Well today I finally caught up with the hype, controversy, and promise about Sphinn, and have to say… even if it’s a popularity contest, it’s a great little resource for all things social media and search marketing related. I’ve got nothing against great link-baited content and insider voting dominating a search marketing professional-geared site, because for the most part, everything I’ve read there has been good. If anything, I must applaud all the effort on behalf of the SEO community to get the site as lively as it is after only two weeks.

One of the first great resources Sphinn turned me on to today was Sebastian’s Pamphlets, in particular, his post about determining the value of search engine rankings based on human traffic which ultimately led me to another great post, using Google’s webmaster tools to determine how well your SERPs convert users. Though he also shares a link to a clean way to check Google search engine rankings, he stresses that it is far more important to focus on how people use search engines, rather than raw search rankings alone.

While this should really inspire a “Well, duh” moment, the reality is that the SEO world is often a positions-focused one, with a site’s position for particular search results the sole determinant of the success of a website (how many SEOs have you heard guarantee “top 10 in Google” as the sole benefit of their service?).

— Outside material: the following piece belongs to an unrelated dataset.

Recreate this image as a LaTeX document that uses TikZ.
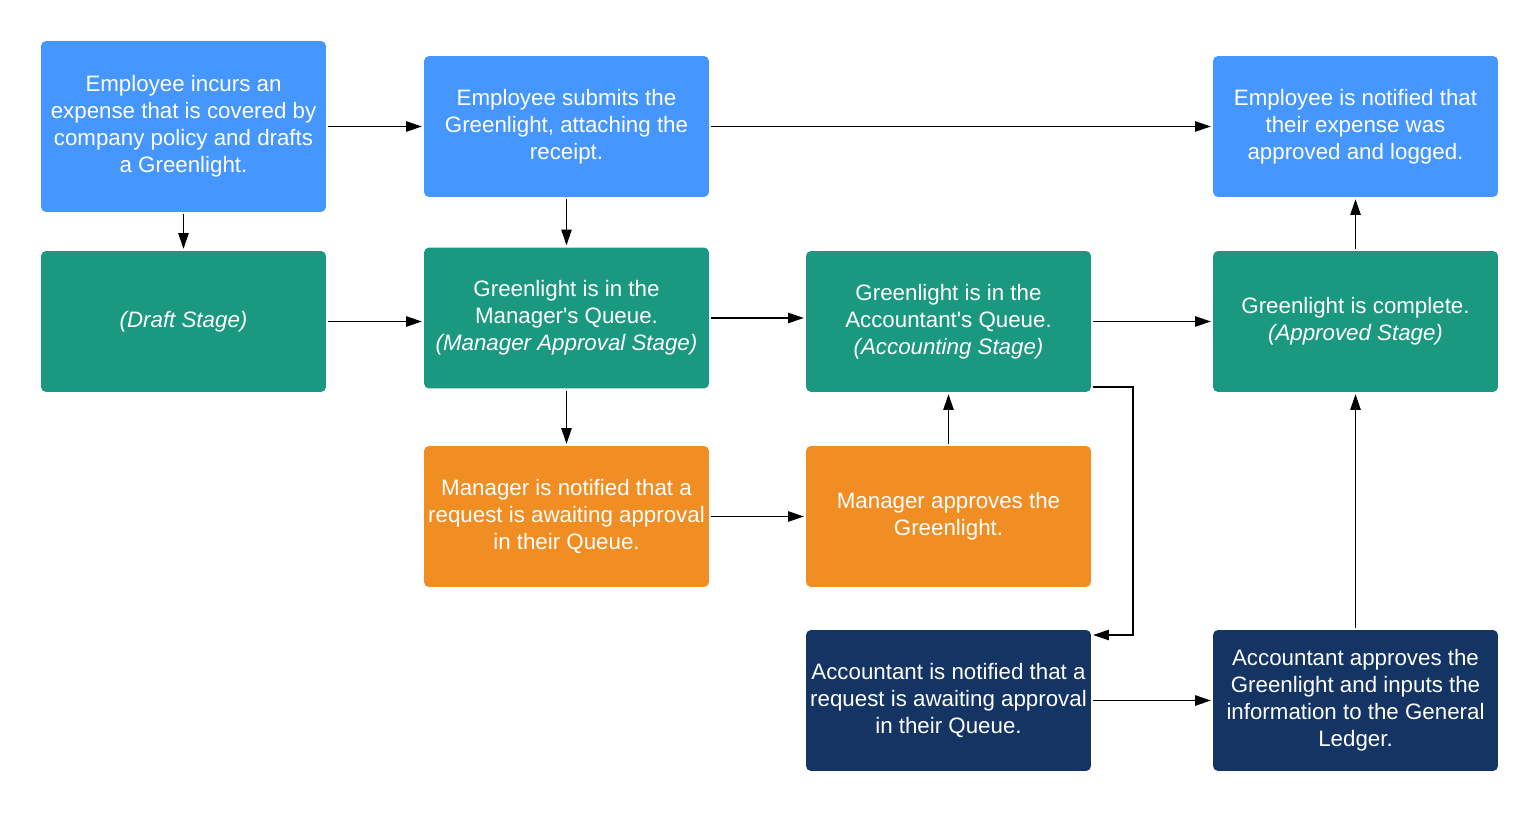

In reality, user conversion, usability, and clickthrough optimization of a page is as important, if not moreso, than the actual search engine positions that a page will get. It’s easy to write a page and stuff keywords in the title tag and content. But to make a page that really is relevant to a user’s search, answers their need, and moves them through the buy process seamlessly while encouraging trust? Much harder.

Take a look at your homepage. What does it say? Does it give you a clear sense of personality… say, clean-cut professional, serious business or funky casual? Does the site tell you what it’s about and where to go? Does it appeal to you in a way you can’t really explain, but just say, “I like it” ? If not, then you might not be addressing the underappreciated human element of the internet, which influences the decisions of the search engines more than you might expect.

Thanks, Sebastian, for being forthcoming with a fascinating spin off the regular analytics process and Sphinn, for trying something different in the opinionated, bullish, and information (but not always knowledge) saturated search marketing community.